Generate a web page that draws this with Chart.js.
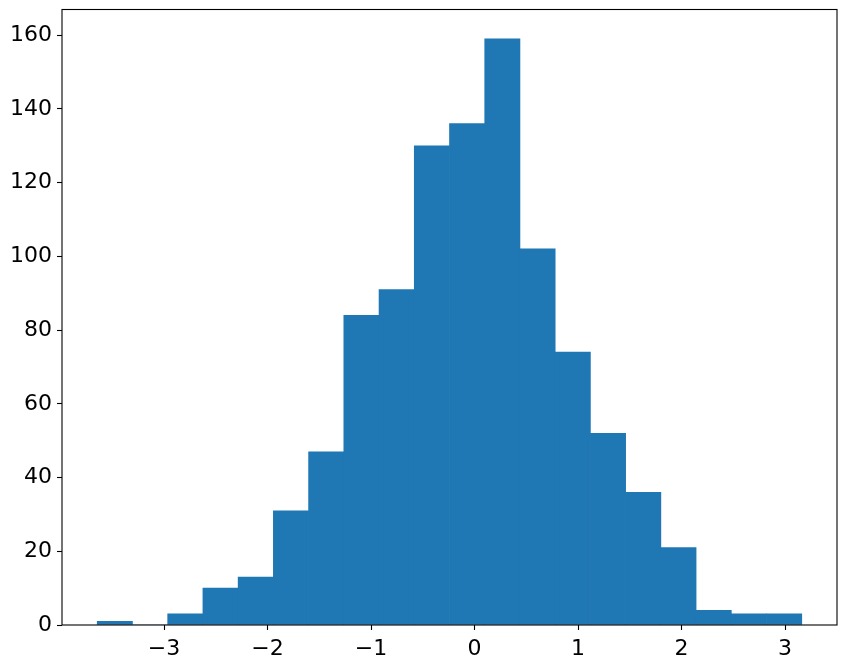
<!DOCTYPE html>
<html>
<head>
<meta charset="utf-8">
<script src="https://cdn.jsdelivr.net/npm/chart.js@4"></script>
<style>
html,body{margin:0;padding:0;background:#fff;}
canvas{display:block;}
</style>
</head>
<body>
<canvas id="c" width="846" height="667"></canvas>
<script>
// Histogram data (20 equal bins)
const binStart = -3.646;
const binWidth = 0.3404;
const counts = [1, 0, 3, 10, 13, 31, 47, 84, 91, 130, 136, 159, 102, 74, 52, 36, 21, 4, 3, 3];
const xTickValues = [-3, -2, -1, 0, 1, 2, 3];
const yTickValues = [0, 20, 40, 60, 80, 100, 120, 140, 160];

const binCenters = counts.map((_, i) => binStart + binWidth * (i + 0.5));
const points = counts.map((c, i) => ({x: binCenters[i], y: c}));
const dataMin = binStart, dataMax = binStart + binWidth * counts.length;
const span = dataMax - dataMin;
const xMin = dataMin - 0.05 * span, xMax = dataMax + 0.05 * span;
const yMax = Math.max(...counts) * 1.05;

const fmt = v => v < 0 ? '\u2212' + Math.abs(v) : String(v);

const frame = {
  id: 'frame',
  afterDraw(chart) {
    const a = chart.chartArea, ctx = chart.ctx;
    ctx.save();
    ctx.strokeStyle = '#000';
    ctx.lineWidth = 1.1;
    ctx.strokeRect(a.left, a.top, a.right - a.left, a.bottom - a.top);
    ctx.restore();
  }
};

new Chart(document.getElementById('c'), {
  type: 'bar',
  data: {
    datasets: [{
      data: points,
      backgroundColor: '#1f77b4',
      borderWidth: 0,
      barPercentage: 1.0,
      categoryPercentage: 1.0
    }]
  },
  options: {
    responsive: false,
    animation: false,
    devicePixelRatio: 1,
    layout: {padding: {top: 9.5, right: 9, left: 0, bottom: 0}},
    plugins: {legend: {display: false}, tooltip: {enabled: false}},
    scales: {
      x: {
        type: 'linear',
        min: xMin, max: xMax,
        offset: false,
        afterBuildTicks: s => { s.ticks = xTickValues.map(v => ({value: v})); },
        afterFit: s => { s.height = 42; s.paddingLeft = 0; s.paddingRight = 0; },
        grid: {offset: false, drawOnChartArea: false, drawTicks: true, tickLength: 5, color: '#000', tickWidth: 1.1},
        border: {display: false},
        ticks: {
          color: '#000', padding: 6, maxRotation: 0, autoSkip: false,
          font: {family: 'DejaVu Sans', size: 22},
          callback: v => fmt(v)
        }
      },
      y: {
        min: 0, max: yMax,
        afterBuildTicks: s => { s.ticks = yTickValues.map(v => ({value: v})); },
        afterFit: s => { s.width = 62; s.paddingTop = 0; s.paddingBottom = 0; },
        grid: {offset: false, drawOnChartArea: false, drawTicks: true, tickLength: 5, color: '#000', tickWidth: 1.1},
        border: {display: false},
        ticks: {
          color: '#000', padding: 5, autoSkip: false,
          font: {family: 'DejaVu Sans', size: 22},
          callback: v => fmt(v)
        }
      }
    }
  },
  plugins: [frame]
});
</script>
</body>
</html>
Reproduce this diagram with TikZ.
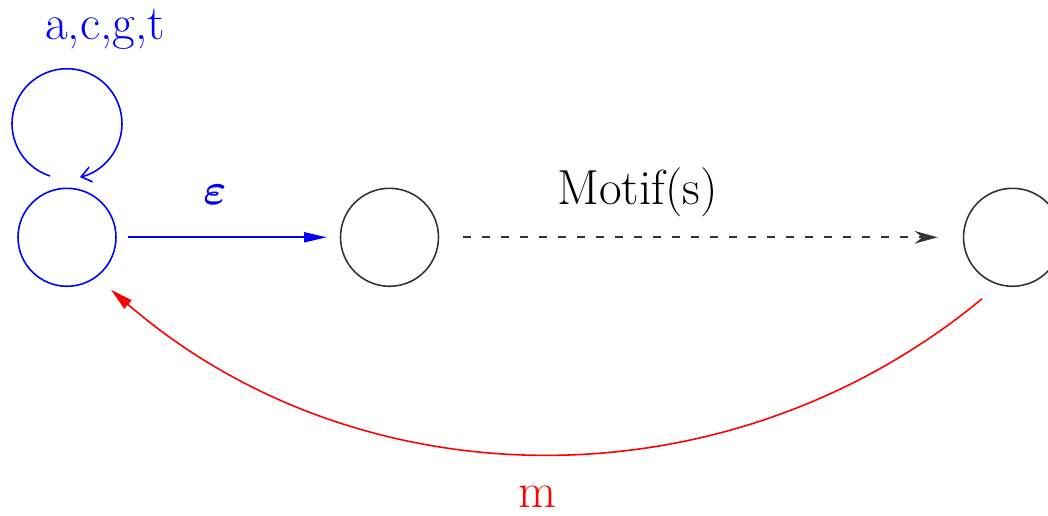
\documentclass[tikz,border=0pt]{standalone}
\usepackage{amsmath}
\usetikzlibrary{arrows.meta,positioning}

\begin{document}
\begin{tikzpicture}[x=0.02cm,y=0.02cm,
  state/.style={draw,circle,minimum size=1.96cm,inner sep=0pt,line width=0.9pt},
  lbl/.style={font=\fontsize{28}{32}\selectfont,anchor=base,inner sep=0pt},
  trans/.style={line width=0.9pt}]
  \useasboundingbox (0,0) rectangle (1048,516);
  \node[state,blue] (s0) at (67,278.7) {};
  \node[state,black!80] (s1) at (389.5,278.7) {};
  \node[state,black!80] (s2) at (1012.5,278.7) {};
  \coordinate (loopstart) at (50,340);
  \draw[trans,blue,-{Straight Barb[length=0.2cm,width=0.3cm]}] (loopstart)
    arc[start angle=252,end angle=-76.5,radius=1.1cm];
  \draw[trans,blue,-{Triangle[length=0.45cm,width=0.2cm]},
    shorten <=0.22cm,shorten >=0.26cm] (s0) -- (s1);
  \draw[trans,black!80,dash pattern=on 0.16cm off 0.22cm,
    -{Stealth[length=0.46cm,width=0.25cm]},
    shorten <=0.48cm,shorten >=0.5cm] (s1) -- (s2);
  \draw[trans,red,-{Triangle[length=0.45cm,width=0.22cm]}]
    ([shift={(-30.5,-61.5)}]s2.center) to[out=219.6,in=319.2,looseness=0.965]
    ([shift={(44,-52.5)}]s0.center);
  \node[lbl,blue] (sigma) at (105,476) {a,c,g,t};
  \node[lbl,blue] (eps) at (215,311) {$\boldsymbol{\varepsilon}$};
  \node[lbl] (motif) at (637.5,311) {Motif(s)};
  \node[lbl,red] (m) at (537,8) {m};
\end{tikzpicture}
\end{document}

- - -

* Exercise:
Repeat each entry exactly as given; no pictures belong in the copy.

* Full response:
Generate a web page that draws this with Chart.js.
<!DOCTYPE html>
<html>
<head>
<meta charset="utf-8">
<script src="https://cdn.jsdelivr.net/npm/chart.js@4"></script>
<style>
html,body{margin:0;padding:0;background:#fff;}
canvas{display:block;}
</style>
</head>
<body>
<canvas id="c" width="846" height="667"></canvas>
<script>
// Histogram data (20 equal bins)
const binStart = -3.646;
const binWidth = 0.3404;
const counts = [1, 0, 3, 10, 13, 31, 47, 84, 91, 130, 136, 159, 102, 74, 52, 36, 21, 4, 3, 3];
const xTickValues = [-3, -2, -1, 0, 1, 2, 3];
const yTickValues = [0, 20, 40, 60, 80, 100, 120, 140, 160];

const binCenters = counts.map((_, i) => binStart + binWidth * (i + 0.5));
const points = counts.map((c, i) => ({x: binCenters[i], y: c}));
const dataMin = binStart, dataMax = binStart + binWidth * counts.length;
const span = dataMax - dataMin;
const xMin = dataMin - 0.05 * span, xMax = dataMax + 0.05 * span;
const yMax = Math.max(...counts) * 1.05;

const fmt = v => v < 0 ? '\u2212' + Math.abs(v) : String(v);

const frame = {
  id: 'frame',
  afterDraw(chart) {
    const a = chart.chartArea, ctx = chart.ctx;
    ctx.save();
    ctx.strokeStyle = '#000';
    ctx.lineWidth = 1.1;
    ctx.strokeRect(a.left, a.top, a.right - a.left, a.bottom - a.top);
    ctx.restore();
  }
};

new Chart(document.getElementById('c'), {
  type: 'bar',
  data: {
    datasets: [{
      data: points,
      backgroundColor: '#1f77b4',
      borderWidth: 0,
      barPercentage: 1.0,
      categoryPercentage: 1.0
    }]
  },
  options: {
    responsive: false,
    animation: false,
    devicePixelRatio: 1,
    layout: {padding: {top: 9.5, right: 9, left: 0, bottom: 0}},
    plugins: {legend: {display: false}, tooltip: {enabled: false}},
    scales: {
      x: {
        type: 'linear',
        min: xMin, max: xMax,
        offset: false,
        afterBuildTicks: s => { s.ticks = xTickValues.map(v => ({value: v})); },
        afterFit: s => { s.height = 42; s.paddingLeft = 0; s.paddingRight = 0; },
        grid: {offset: false, drawOnChartArea: false, drawTicks: true, tickLength: 5, color: '#000', tickWidth: 1.1},
        border: {display: false},
        ticks: {
          color: '#000', padding: 6, maxRotation: 0, autoSkip: false,
          font: {family: 'DejaVu Sans', size: 22},
          callback: v => fmt(v)
        }
      },
      y: {
        min: 0, max: yMax,
        afterBuildTicks: s => { s.ticks = yTickValues.map(v => ({value: v})); },
        afterFit: s => { s.width = 62; s.paddingTop = 0; s.paddingBottom = 0; },
        grid: {offset: false, drawOnChartArea: false, drawTicks: true, tickLength: 5, color: '#000', tickWidth: 1.1},
        border: {display: false},
        ticks: {
          color: '#000', padding: 5, autoSkip: false,
          font: {family: 'DejaVu Sans', size: 22},
          callback: v => fmt(v)
        }
      }
    }
  },
  plugins: [frame]
});
</script>
</body>
</html>
Reproduce this diagram with TikZ.
\documentclass[tikz,border=0pt]{standalone}
\usepackage{amsmath}
\usetikzlibrary{arrows.meta,positioning}

\begin{document}
\begin{tikzpicture}[x=0.02cm,y=0.02cm,
  state/.style={draw,circle,minimum size=1.96cm,inner sep=0pt,line width=0.9pt},
  lbl/.style={font=\fontsize{28}{32}\selectfont,anchor=base,inner sep=0pt},
  trans/.style={line width=0.9pt}]
  \useasboundingbox (0,0) rectangle (1048,516);
  \node[state,blue] (s0) at (67,278.7) {};
  \node[state,black!80] (s1) at (389.5,278.7) {};
  \node[state,black!80] (s2) at (1012.5,278.7) {};
  \coordinate (loopstart) at (50,340);
  \draw[trans,blue,-{Straight Barb[length=0.2cm,width=0.3cm]}] (loopstart)
    arc[start angle=252,end angle=-76.5,radius=1.1cm];
  \draw[trans,blue,-{Triangle[length=0.45cm,width=0.2cm]},
    shorten <=0.22cm,shorten >=0.26cm] (s0) -- (s1);
  \draw[trans,black!80,dash pattern=on 0.16cm off 0.22cm,
    -{Stealth[length=0.46cm,width=0.25cm]},
    shorten <=0.48cm,shorten >=0.5cm] (s1) -- (s2);
  \draw[trans,red,-{Triangle[length=0.45cm,width=0.22cm]}]
    ([shift={(-30.5,-61.5)}]s2.center) to[out=219.6,in=319.2,looseness=0.965]
    ([shift={(44,-52.5)}]s0.center);
  \node[lbl,blue] (sigma) at (105,476) {a,c,g,t};
  \node[lbl,blue] (eps) at (215,311) {$\boldsymbol{\varepsilon}$};
  \node[lbl] (motif) at (637.5,311) {Motif(s)};
  \node[lbl,red] (m) at (537,8) {m};
\end{tikzpicture}
\end{document}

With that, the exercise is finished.